Grandmaster Daihachi Oguchi is credited with inventing kumi-daiko, the ensemble style of taiko drumming, in 1951. After founding his own ensemble, Osuwa Daiko
, he led the spread of modern Taiko throughout Japan and the U.S.
A former jazz drummer, Daihachi Oguchi took ancient rhythms, broke them down and created new arrangements and compositions to accommodate an ensemble of drummers. One day, he was asked to interpret an old sheet of taiko music for the Osuwa Shrine, which was found in an old warehouse. The rhythm pattern of the piece was too simple for him to play and he wondered why nobody played taiko together. A marvelous idea came across his mind and made him decide to break through tradition.
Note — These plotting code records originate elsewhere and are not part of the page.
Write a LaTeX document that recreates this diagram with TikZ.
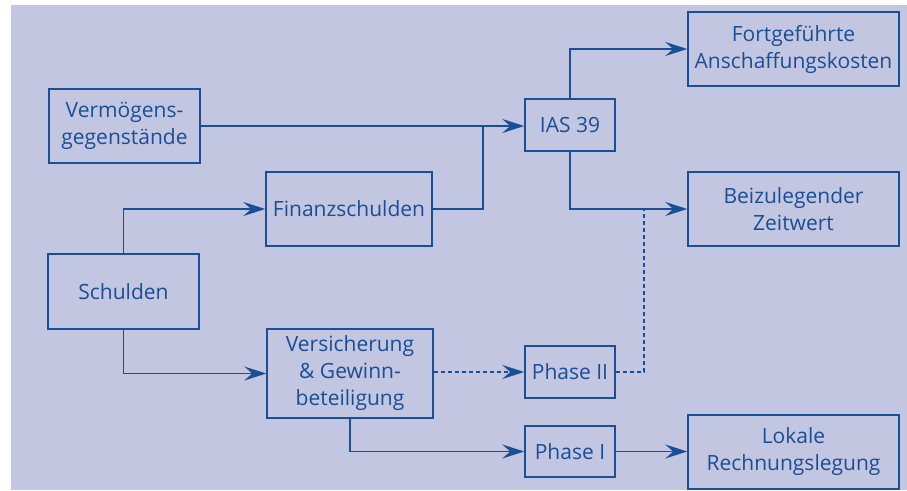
\documentclass[tikz,border=0pt]{standalone}
\usepackage{fontspec}
\setmainfont{Open Sans}
\usetikzlibrary{arrows.meta}
\definecolor{bg}{RGB}{194,198,224}
\definecolor{ink}{RGB}{26,78,150}
\tikzstyle{box}=[draw=ink, text=ink, shape=rectangle, line width=1.5pt, align=center, inner sep=0pt, font=\fontsize{21}{27}\selectfont]
\tikzstyle{lbox}=[style=box, minimum width=151pt, minimum height=74pt]
\tikzstyle{mbox}=[style=box, minimum width=166pt, minimum height=74pt]
\tikzstyle{sbox}=[style=box, minimum width=90pt, minimum height=52pt]
\tikzstyle{wbox}=[style=box, minimum width=211pt, minimum height=74pt]
\tikzstyle{link}=[draw=ink, line width=1.5pt]
\tikzstyle{arr}=[style=link, -{Stealth[length=22pt, width=14pt, inset=8pt]}]
\tikzstyle{dsh}=[style=link, line width=1.3pt, dash pattern=on 4pt off 3pt]

\begin{document}
\begin{tikzpicture}[x=1pt, y=-1pt]
		\useasboundingbox (0,0) rectangle (907,490);
		\fill[bg] (11,5) rectangle (907,490);

		\node [style=lbox] (1) at (124.5, 126) {Vermögens-\\gegenstände};
		\node [style=mbox] (2) at (349, 209) {Finanzschulden};
		\node [style=lbox, minimum height=75pt] (3) at (123.5, 291.5) {Schulden};
		\node [style=mbox, minimum height=89pt] (4) at (350, 373.5) {Versicherung\\\& Gewinn-\\beteiligung};

		\node [style=sbox] (5) at (570, 125) {IAS 39};
		\node [style=sbox] (6) at (570, 372) {Phase II};
		\node [style=sbox, minimum height=51pt] (7) at (570, 451.5) {Phase I};

		\node [style=wbox] (8) at (793.5, 49) {Fortgeführte\\Anschaffungskosten};
		\node [style=wbox] (9) at (793.5, 209) {Beizulegender\\Zeitwert};
		\node [style=wbox] (10) at (793.5, 452) {Lokale\\Rechnungslegung};

		\coordinate (11) at (483, 125);
		\coordinate (12) at (644, 209);

		\draw [style=arr] (1.east) -- (1.east -| 5.west);
		\draw [style=link] (2.east) -| (11);
		\draw [style=arr] (3.north) |- (2.west);
		\draw [style=arr] (3.south) |- (4.west);
		\draw [style=arr] (5.north) |- (8.west);
		\draw [style=arr] (5.south) |- (9.west);
		\draw [style=dsh, -{Stealth[length=22pt, width=14pt, inset=8pt]}] (4.east |- 6.west) -- (6.west);
		\draw [style=dsh] (6.east) -| (12);
		\draw [style=arr] (4.south) |- (7.west);
		\draw [style=arr] (7.east) -- (7.east -| 10.west);
	\end{tikzpicture}
\end{document}
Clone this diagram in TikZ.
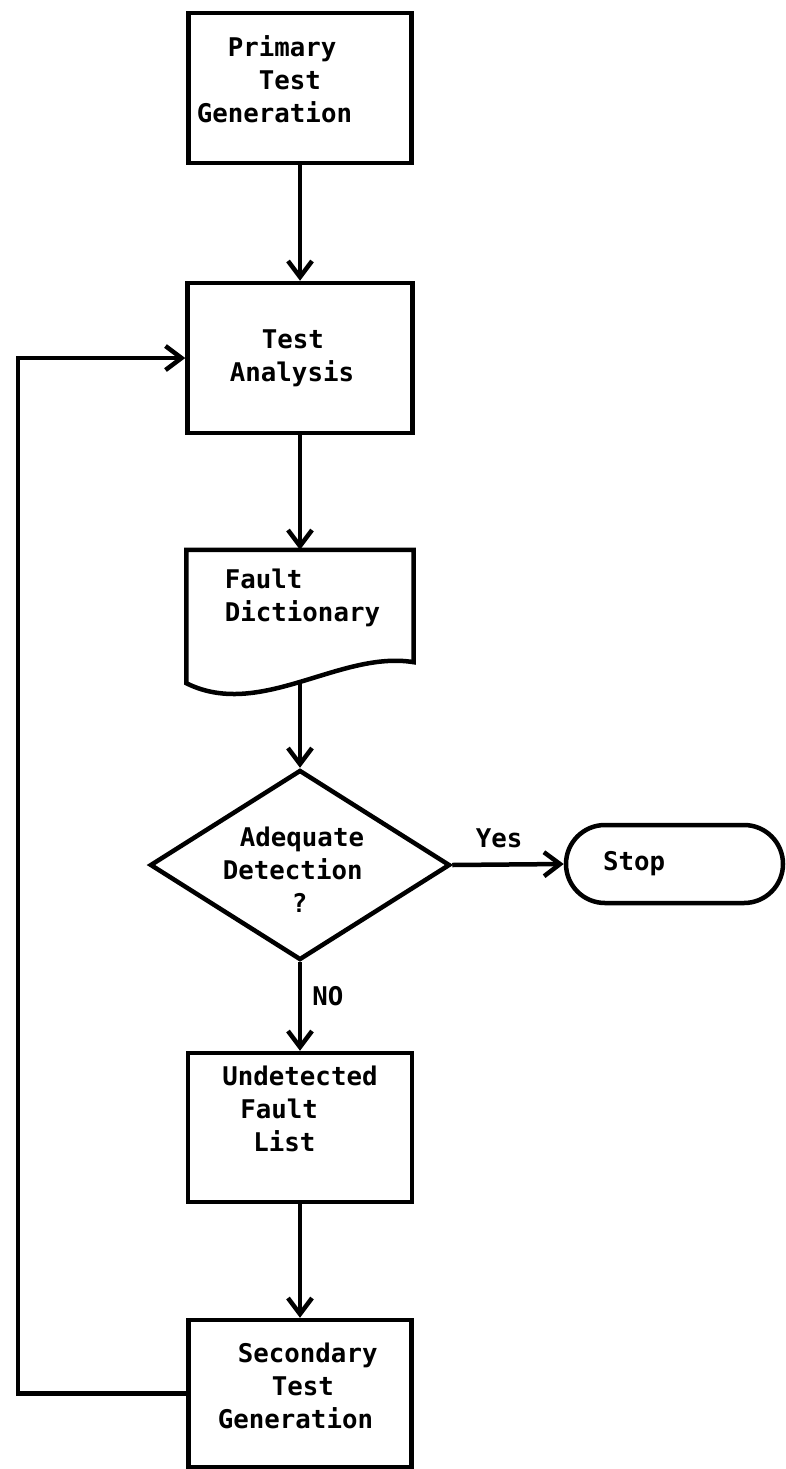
\documentclass[tikz,border=0pt]{standalone}
\usepackage{fontspec}
\setmonofont{DejaVu Sans Mono}
\usetikzlibrary{arrows.meta,shapes.geometric,calc}
\newcommand{\blk}[3]{\hspace*{#1}\raisebox{#2}[\height][\depth]{\begin{tabular}{@{}l@{}}#3\end{tabular}}\hspace*{-#1}}
\tikzset{
  lw/.style={line width=4.5pt},
  txt/.style={font=\ttfamily\bfseries\fontsize{25.75}{33}\selectfont},
  box/.style={draw, lw, txt, inner sep=0pt, line join=miter},
  arr/.style={lw, -{Straight Barb[length=16pt,width=24pt]}},
  lbl/.style={txt, inner sep=0pt}
}
\begin{document}
\begin{tikzpicture}[x=1pt,y=-1pt]
\useasboundingbox (0,0) rectangle (785,1469);
\fill[white] (0,0) rectangle (785,1469);

\node[box, minimum width=223pt, minimum height=150pt] (b1) at (300,88)
  {\blk{-25.5pt}{5pt}{\hspace*{31pt}Primary\\ \hspace*{62pt}Test\\ Generation}};

\node[box, minimum width=225pt, minimum height=150pt] (ta) at (300,358)
  {\blk{-8pt}{0pt}{\hspace*{32pt}Test\\ Analysis}};

\node[txt, inner sep=0pt, minimum width=227pt, minimum height=112pt] (fd) at (300,606)
  {\blk{2.5pt}{7.5pt}{Fault\\ Dictionary}};
\draw[lw, line join=miter] (fd.north west) -- (fd.north east) -- (fd.south east)
  .. controls (340,650) and (260,720) .. ($(fd.south west)+(0,21)$) -- cycle;
\coordinate (fdb) at (300,682);

\node[diamond, draw, lw, txt, aspect=1.58, inner sep=0pt, minimum width=300pt, minimum height=190pt] (dec) at (300,865)
  {\blk{-6.5pt}{-8pt}{\hspace*{17pt}Adequate\\ Detection\\ \hspace*{69pt}?}};

\node[draw, lw, txt, rounded corners=39pt, minimum width=217pt, minimum height=78pt, inner sep=0pt] (stop) at (674.5,864)
  {\blk{-40.5pt}{0pt}{Stop}};

\node[box, minimum width=224pt, minimum height=149pt] (und) at (300,1127.5)
  {\blk{0pt}{16pt}{Undetected\\ \hspace*{18pt}Fault\\ \hspace*{31pt}List}};

\node[box, minimum width=223pt, minimum height=147pt] (sec) at (300,1393.5)
  {\blk{-2.25pt}{4.5pt}{\hspace*{20pt}Secondary\\ \hspace*{54pt}Test\\ Generation}};

\coordinate (lx) at (18,0);

\draw[arr] (b1.south) -- (ta.north);
\draw[arr] (ta.south) -- (fd.north);
\draw[arr] (fdb) -- (dec.north);
\draw[arr] (dec.east) -- node[lbl, above=14pt, pos=0.42] (yes) {Yes} (stop.west);
\draw[arr] (dec.south) -- node[lbl, anchor=west, pos=0.38, xshift=10pt] (no) {NO} (und.north);
\draw[arr] (und.south) -- (sec.north);
\draw[arr, line join=miter] (sec.west) -- (sec.west -| lx) |- (ta.west);
\end{tikzpicture}
\end{document}
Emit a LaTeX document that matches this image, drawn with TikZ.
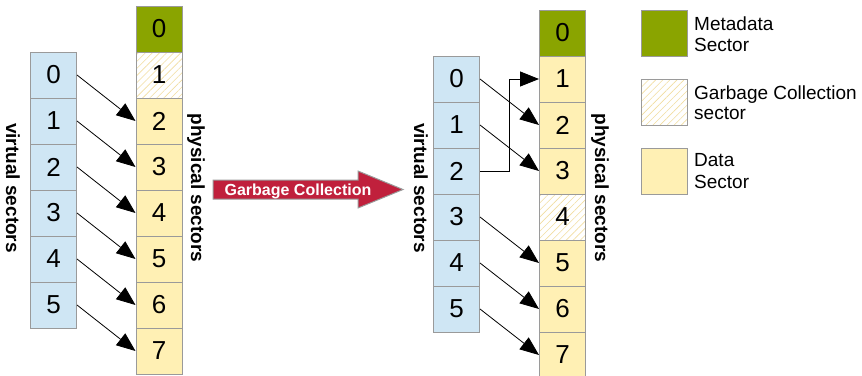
\documentclass[tikz,border=0pt]{standalone}
\usepackage{fontspec}
\setmainfont{Liberation Sans}
\usetikzlibrary{arrows.meta,patterns.meta}

\definecolor{vblue}{HTML}{CFE6F4}
\definecolor{dyellow}{HTML}{FFF0B4}
\definecolor{mgreen}{HTML}{8AA400}
\definecolor{hatch}{HTML}{F2DDA0}
\definecolor{cellborder}{HTML}{9A9A9A}
\definecolor{gcred}{HTML}{C0203C}

\begin{document}
\begin{tikzpicture}[x=1pt,y=-1pt,
  cell/.style={draw=cellborder, line width=1pt, minimum width=46pt,
    minimum height=46pt, inner sep=0pt, font=\fontsize{26}{26}\selectfont},
  vcell/.style={cell, fill=vblue},
  dcell/.style={cell, fill=dyellow},
  mcell/.style={cell, fill=mgreen},
  gcell/.style={cell, preaction={fill=white},
    pattern={Lines[angle=45,distance=5pt,line width=0.6pt]}, pattern color=hatch},
  map/.style={-{Triangle[length=19pt,width=15pt]}, line width=0.8pt},
  sidelabel/.style={rotate=-90, inner sep=0pt, font=\bfseries\fontsize{19}{19}\selectfont},
  legendtext/.style={anchor=base west, inner sep=0pt, font=\fontsize{19}{19}\selectfont}
]
\useasboundingbox (0,0) rectangle (862,375);

% ---- before garbage collection ----
\foreach \j in {0,...,5}
  \node[vcell] (lv\j) at (53.5,{75+46*\j}) {\j};
\node[mcell] (lp0) at (159,29) {0};
\node[gcell] (lp1) at (159,75) {1};
\foreach \i in {2,...,7}
  \node[dcell] (lp\i) at (159,{29+46*\i}) {\i};
\foreach \j [evaluate=\j as \k using int(\j+2)] in {0,...,5}
  \draw[map] (lv\j.east) -- (lp\k.west);
\node[sidelabel] (lvlabel) at (13,188) {virtual sectors};
\node[sidelabel] (lplabel) at (196,188) {physical sectors};

% ---- block arrow ----
\draw[fill=gcred, draw=cellborder, line width=1pt]
  (213,180) -- (358,180) -- (358,171) -- (403,189.5) -- (358,208)
  -- (358,199) -- (213,199) -- cycle;
\node[anchor=base, inner sep=0pt, text=white, font=\bfseries\fontsize{16}{16}\selectfont]
  (gclabel) at (298,195) {Garbage Collection};

% ---- after garbage collection ----
\foreach \j in {0,...,5}
  \node[vcell] (rv\j) at (456.5,{79+46*\j}) {\j};
\node[mcell] (rp0) at (562.5,33) {0};
\foreach \i in {1,2,3,5,6,7}
  \node[dcell] (rp\i) at (562.5,{33+46*\i}) {\i};
\node[gcell] (rp4) at (562.5,217) {4};
\foreach \j/\k in {0/2,1/3,3/5,4/6,5/7}
  \draw[map] (rv\j.east) -- (rp\k.west);
\draw[map] (rv2.east) -- ++(29,0) |- (rp1.west);
\node[sidelabel] (rvlabel) at (421,188) {virtual sectors};
\node[sidelabel] (rplabel) at (600,188) {physical sectors};

% ---- legend ----
\node[mcell] (keymeta) at (664,33) {};
\node[gcell] (keygc) at (664,102) {};
\node[dcell] (keydata) at (664,171) {};
\node[legendtext] (keymeta1) at (694,30.7) {Metadata};
\node[legendtext] (keymeta2) at (694,51.7) {Sector};
\node[legendtext] (keygc1) at (694,99.3) {Garbage Collection};
\node[legendtext] (keygc2) at (694,119.3) {sector};
\node[legendtext] (keydata1) at (694,166.7) {Data};
\node[legendtext] (keydata2) at (694,188) {Sector};
\end{tikzpicture}
\end{document}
Inspired by a western drum set, he formed a group in which each player beats a different taiko. He gave the group a function as a drum set. A high-pitched Shime-daiko established a basic rhythm like a snare drum. A growling Nagado-daiko added accents like a bass drum. His intention was right to the point, and this epoch-making invention changed taiko music forever.
Daihachi Oguchi helped turn the traditional form into a dramatic performance spectacle, elevating the traditional folk sounds of taiko to modern music played in concert halls, not just festivals and shrines. The period from the late 1960's to the 1990's in Japan seemed to be the Renaissance of taiko music. The activities of Osuwa Daiko and other early kumi-daiko groups in the 1960's, and the taiko performance at the Tokyo Olympics in 1964 ignited the phenomenal taiko boom which followed.
Grandmaster Daihachi Oguchi helped found taiko groups around the world, including San Francisco Taiko Dojo, which has performed in Hollywood movies and on international tours since forming over 40 years ago. Daihachi Oguchi also led and starred in the performance of drumming and dance at the closing ceremony of the 1998 Nagano Olympics.
“Your heart is a taiko. All people have an internal taiko and they listen to a taiko rhythm dontsuku-dontsuku in their mother’s womb,” Daihachi Oguchi told The Associated Press at that time. “It’s instinct to be drawn to taiko drumming.” “In taiko, man becomes the sound. In taiko, you can hear the sound through your skin”.
In 2008, Daihachi Oguchi passed away at age 84 after being hit by a car while crossing the street. Even up to two hours before, he had spent nearly everyday spreading the power of taiko through his teaching and performances.